Deny Hendrawati: Pengaturan Spin Off UUS Dapat Diserahkan Kepada BI
Terasjabar.co – Konsultan Keuangan Syariah Deny Hendrawati berpendapat bahwa Unit Usaha Syariah (UUS) tidak perlu khawatir jika belum mampu melakukan spin off hingga batas waktu yang ditentukan yakni tahun 2023.
“Pengaturan spin off dapat diserahkan kepada Bank Indonesia untuk mengaturnya karena memang begitulah ketentuannya menurut UU Perbakan Syariah Nomor 21 Tahun 2008, sehingga tidak perlu ada penghapusan ketentuan spin off,” kata Deny Hendrawati.

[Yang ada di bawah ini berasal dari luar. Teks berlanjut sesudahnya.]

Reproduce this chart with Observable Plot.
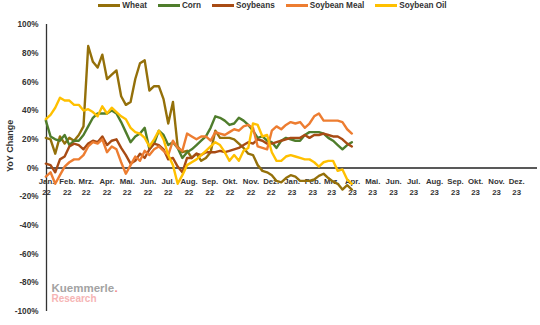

Dia menanggapi kekhawatiran para pimpinan Unit Usaha Syariah yang khawatir izin banknya dicabut lantaran tidak mampu melakukan spin off setelah diberi kesempatan selama 15 tahun menurut UU Perbankan Syariah Nomor 21 Tahun 2008.
Deny Hendrawati yang pernah memimpin bank syariah memahami betapa sulit melakukan pemisahan aset UUS dengan Bank Induknya dalam situasi ekonomi sulit. Namun Deni ingat waktu melakukan IPO (Initial Public Offering) di Bursa Efek Jakarta beberapa tahun lalu, sehingga menjadi Bank Syariah pertama yang melantai di Bursa Efek Jakarta dan mendapatkan Rekor MURI (Museum Rekor Indonesia). Ia pun pernah diterpa isu hukum, tetapi tidak terbukti.
Menurut Deny, menghapus pasal kewajiban spin off (pemisahan aset dengan bank induknya) jika modalnya sudah mencapai 50 persen, adalah kemunduran karena aturan itu justru dibangun untuk mendorong perkembangan bank syariah. Oleh karena itu jika pada tahun 2023 tidak mampu spin off, maka tentu ada kebijakan Bank Indonesia untuk mengaturnya kembali dalam ketentuan teknis.
Deny merujuk pasal 68 ayat 1 UU Perbankan Syariah Nomor 21 Tahun 2008: Dalam hal Bank Umum Konvensional memiliki UUS (Unit Usaha Syariah) yang nilai asetnya telah mencapai paling sedikit 50% (lima puluh persen) dari total nilai aset bank induknya atau 15 (lima belas) tahun sejak berlakunya Undang-Undang ini, maka Bank Umum Konvensional dimaksud wajib melakukan Pemisahan UUS tersebut menjadi Bank Umum Syariah. (2) Ketentuan lebih lanjut mengenai Pemisahan dan sanksi bagi Bank Umum Konvensional yang tidak melakukan Pemisahan sebagaimana dimaksud pada ayat (1) diatur dengan Peraturan Bank Indonesia.”
Sebelumya Sekretaris Jenderal Asosiasi Bank Syariah Indonesia (Asbisindo), Herwin Bustaman berpendapat bahwa opsi pembatalan kewajiban spin off perlu terus didorong melalui RUU Pengembangan dan Penguatan Sektor Keuangan (P2SK) atau Omni Bus Law sektor keuangan, karena kesiapan untuk spin off tidak merata. Berbagai alasan dikemukakan, mulai dari tingkat efisiensi lebih tinggi pada UUS daripada BUS, kemudahan pengawasan, hingga kontraproduktif pada daya saing perbankan syariah.
Sedangkan Lembaga Riset Institute For Demographic and Poverty Studies (IDEAS) justru menilai menghapus kewajiban spin off pada 2023, merupakan kebijakan yang kontraproduktif dalam pengembangan perbankan syariah nasional.
Kewajiban spin off pada 2023 sejak diundangkan pada Juli 2008, terbukti berhasil mengakselerasi pertumbuhan industri perbankan syariah nasional. Hingga kini terdapat Bank Umum Syariah telah berdiri, dan waktu dekat, setidaknya akan terdapat tambahan 3 BUS baru lagi setelah melakukan spin off.
Deny menggarisbawahi bahwa pangsa pasar perbankan syariah meningkat dari 2,36 persen pada tahun 2008 menjadi 6,71 persen pada Maret 2022. Ini berarti usaha mendorong perbankan syariah berhasil, meski lambat dan jauh dari roadmap yang ditetapkan oleh Komite Nasional Ekonomi dan Keuangan Syariah (KNEKS) yakni 20 persen pada tahun 2024.
“Ikhtiar ini harus terus didorong dengan kebijakan yang konsisten, jangan sampai mundur (ke belakang),” kata Deny.